Suddenly, Ed Miliband’s card has a sixth pledge, reading: “Homes to buy and action on rents’ – after he announced that first-time buyers (of homes below £300,000) would pay no stamp duty.

It seemed that – despite experts panning the Conservatives plan to expand Right to Buy to housing associations – Labour fears it needs to beef up its attack on housing.

Also, the policy will overwhelmingly help people in the South.

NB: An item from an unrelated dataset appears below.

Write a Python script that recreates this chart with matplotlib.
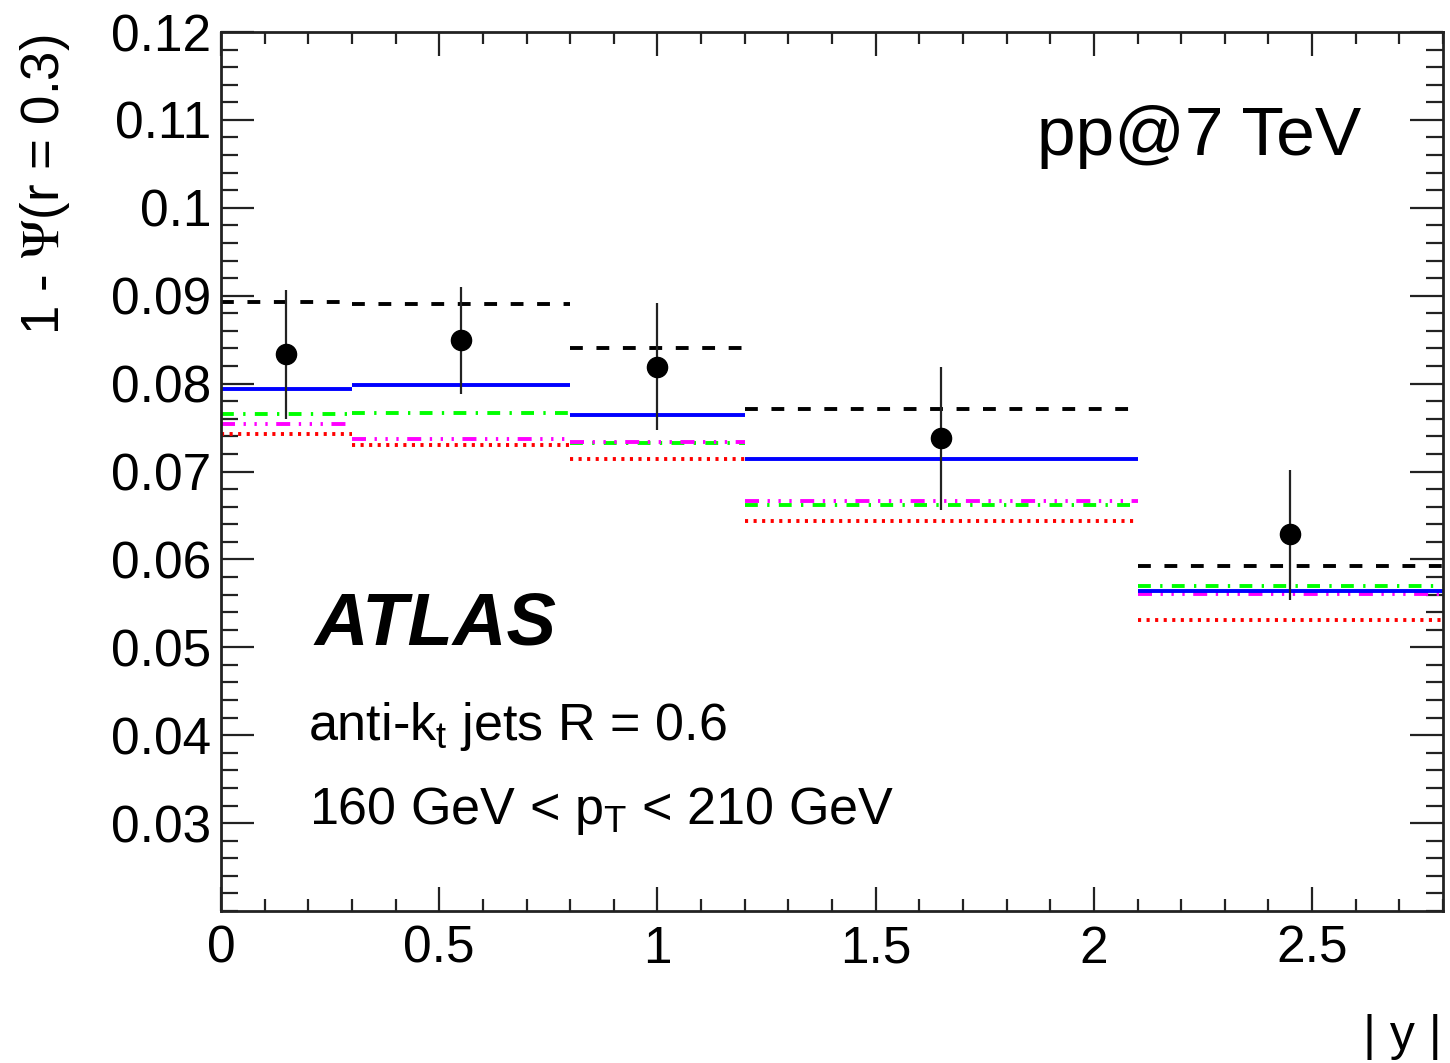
import numpy as np
import matplotlib
matplotlib.use("Agg")
import matplotlib.pyplot as plt
from matplotlib.ticker import MultipleLocator

plt.rcParams['font.family'] = ['Liberation Sans', 'DejaVu Sans']
plt.rcParams['mathtext.fontset'] = 'custom'
plt.rcParams['mathtext.rm'] = 'Liberation Sans'
plt.rcParams['mathtext.it'] = 'Liberation Sans:italic'
plt.rcParams['mathtext.bf'] = 'Liberation Sans:bold'

# ---- data ----
bin_edges = [0.0, 0.3, 0.8, 1.2, 2.1, 2.8]
data_x = [0.15, 0.55, 1.0, 1.65, 2.45]
data_y = [0.0834, 0.0850, 0.0819, 0.0738, 0.0629]
data_err_hi = [0.0906, 0.0910, 0.0892, 0.0819, 0.0702]
data_err_lo = [0.0760, 0.0788, 0.0747, 0.0656, 0.0554]

mc_black = [0.0893, 0.0891, 0.0840, 0.0771, 0.0592]
mc_blue = [0.0794, 0.0798, 0.0764, 0.0714, 0.0564]
mc_green = [0.0765, 0.0767, 0.0732, 0.0662, 0.0570]
mc_magenta = [0.0754, 0.0737, 0.0733, 0.0666, 0.0561]
mc_red = [0.0743, 0.0730, 0.0714, 0.0644, 0.0531]

x_ticks = [0, 0.5, 1, 1.5, 2, 2.5]
x_ticklabels = ['0', '0.5', '1', '1.5', '2', '2.5']
y_ticks = [0.03, 0.04, 0.05, 0.06, 0.07, 0.08, 0.09, 0.1, 0.11, 0.12]
y_ticklabels = ['0.03', '0.04', '0.05', '0.06', '0.07', '0.08', '0.09', '0.1', '0.11', '0.12']

fig = plt.figure(figsize=(14.5, 10.63), dpi=100)
ax = fig.add_axes([221/1450, 1-911/1063, (1443-221)/1450, (911-32)/1063])
ax.set_xlim(0, 2.8)
ax.set_ylim(0.02, 0.12)

lo = np.array(bin_edges[:-1])
hi = np.array(bin_edges[1:])
lw = 2.8

ax.hlines(mc_red, lo, hi, colors='#ff0000', lw=lw, linestyles=[(0, (0.8, 1.4))])
ax.hlines(mc_green, lo, hi, colors='#00ff00', lw=lw, linestyles=[(0, (3.3, 2.4, 0.6, 2.4))])
ax.hlines(mc_magenta, lo, hi, colors='#ff00ff', lw=lw,
          linestyles=[(0, (3.6, 2.2, 0.6, 2.2, 0.6, 2.2, 0.6, 2.2))])
ax.hlines(mc_black, lo, hi, colors='black', lw=lw, linestyles=[(0, (3.3, 3.5))])
ax.hlines(mc_blue, lo, hi, colors='#0000ff', lw=lw, linestyles='solid')

yerr = [np.array(data_y) - np.array(data_err_lo), np.array(data_err_hi) - np.array(data_y)]
ax.errorbar(data_x, data_y, yerr=yerr, fmt='o', color='black', ms=14.5,
            ecolor='#222222', elinewidth=1.6, capsize=0, zorder=5)

ax.set_xticks(x_ticks)
ax.set_xticklabels(x_ticklabels)
ax.set_yticks(y_ticks)
ax.set_yticklabels(y_ticklabels)
ax.xaxis.set_minor_locator(MultipleLocator(0.1))
ax.yaxis.set_minor_locator(MultipleLocator(0.002))
ax.tick_params(which='both', direction='in', top=True, right=True, width=1.6, color='#222222')
ax.tick_params(axis='x', which='major', length=17, labelsize=37, pad=10)
ax.tick_params(axis='x', which='minor', length=8.5)
ax.tick_params(axis='y', which='major', length=24, labelsize=37, pad=7)
ax.tick_params(axis='y', which='minor', length=12.5)
for s in ax.spines.values():
    s.set_linewidth(2.0)
    s.set_color('#222222')

fig.text(45/1450, 1-35/1063, r'1 - $\Psi$(r = 0.3)', rotation=90, ha='center', va='top',
         fontsize=38, math_fontfamily='stix')
fig.text(1442/1450, 1-1050/1063, '| y |', ha='right', va='baseline', fontsize=36)

fig.text(1037/1450, 1-155/1063, 'pp@7 TeV', ha='left', va='baseline', fontsize=50)
fig.text(315/1450, 1-646/1063, 'ATLAS', ha='left', va='baseline', fontsize=53.5,
         fontweight='bold', fontstyle='italic')
fig.text(308/1450, 1-740/1063, r'anti-k$_{\mathrm{t}}$ jets R = 0.6', ha='left', va='baseline', fontsize=37.5)
fig.text(309/1450, 1-824/1063, r'160 GeV < p$_{\mathrm{T}}$ < 210 GeV', ha='left', va='baseline', fontsize=37.5)

fig.savefig('out.png', dpi=100)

The current average price for a first-time buyer in Yorkshire is just £133,000 – only just above the threshold for stamp duty anyway.


When I read Nick Clegg’s weekend interview, apparently ruling out talks with the party that finishes second – probably Labour – I wondered if it would cause trouble with his party?

It’s well-known the Liberal Democrat leader prefers dealing with the devil he knows (David Cameron) than the one he despises (Labour)….but many Lib Dems feel very differently.

Sure enough, Mr Clegg rowed back today, saying: : "It’s not for me, or for any of us, to express a preference on which of the older parties the Liberal Democrats may, or may not, talk to after the general election…..”

He then announced a ‘red line’ - that education spending must be protected, from nursery to 19 – that poses a bigger challenge for Tories (£5.2bn short) than Lab (£2.5bn short)


Joke of the Day: Mr Clegg, again – on what he’s thinking during his weekly kickboxing classes. “Well, sometimes Ed Balls might flicker through my imagination.”

Idiot of the Day: Gulzabeen Afsar, a Conservative council candidate in Derby, who said she could never support “the Jew” Ed Miliband. She has been suspended.